Tuesday, 5 April 2005

HOWTO deal with panel data in R, part one

These are really just notes for myself, but they may be useful to others. I am learning as I go.

There aren't really any easy introductions online, as far as I can tell. A useful resource appears to be the S-plus users' guide to nlme.

First of all, load the "nlme" library.


Now you can create your panel data object. Assume your data is loaded in a data frame called "df"; the time variable is called "year"; the panel id variable is called, say, "country". You also have a dependent variable called "GDP".

> panel.data <- groupedData(GDP ~ year | country, df)

Note that nlme doesn't specifically know that this is time data. It is just grouped data. It knows that variables with the same score on "year", have something in common; and so do variables with the same value of "country".

You might also have multiple "grouping factors" - for example, if you have data for male and female test subjects, from different cities, tested at different time periods, you could do

> panel.data <- groupedData( dependent.variable ~ time.period | city/sex , data.frame )

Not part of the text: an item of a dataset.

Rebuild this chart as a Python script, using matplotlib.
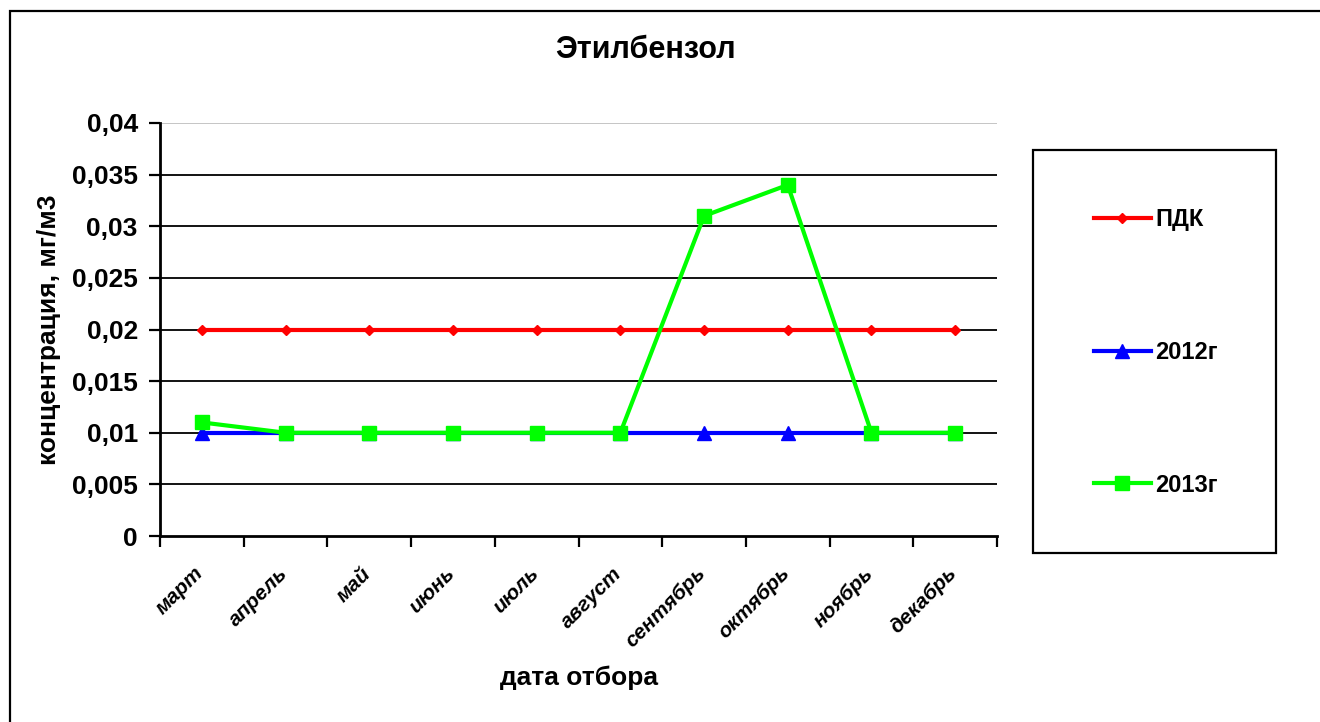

Your cases may also have some other things in common. For example, population may vary with time in your observations, but presumably the country's physical area does not. You can tell R that as follows:

> panel.data <- groupedData(GDP ~ year | country, df, outer = ~ area)

I am not yet sure exactly how that information gets used, but it seems important. I am also not yet sure how you specify multiple "outer" variables; or when exactly a variable should be "outer" and when it should be a "grouping factor". (But often the latter is intuitive - countries are groups but country area is not a group.)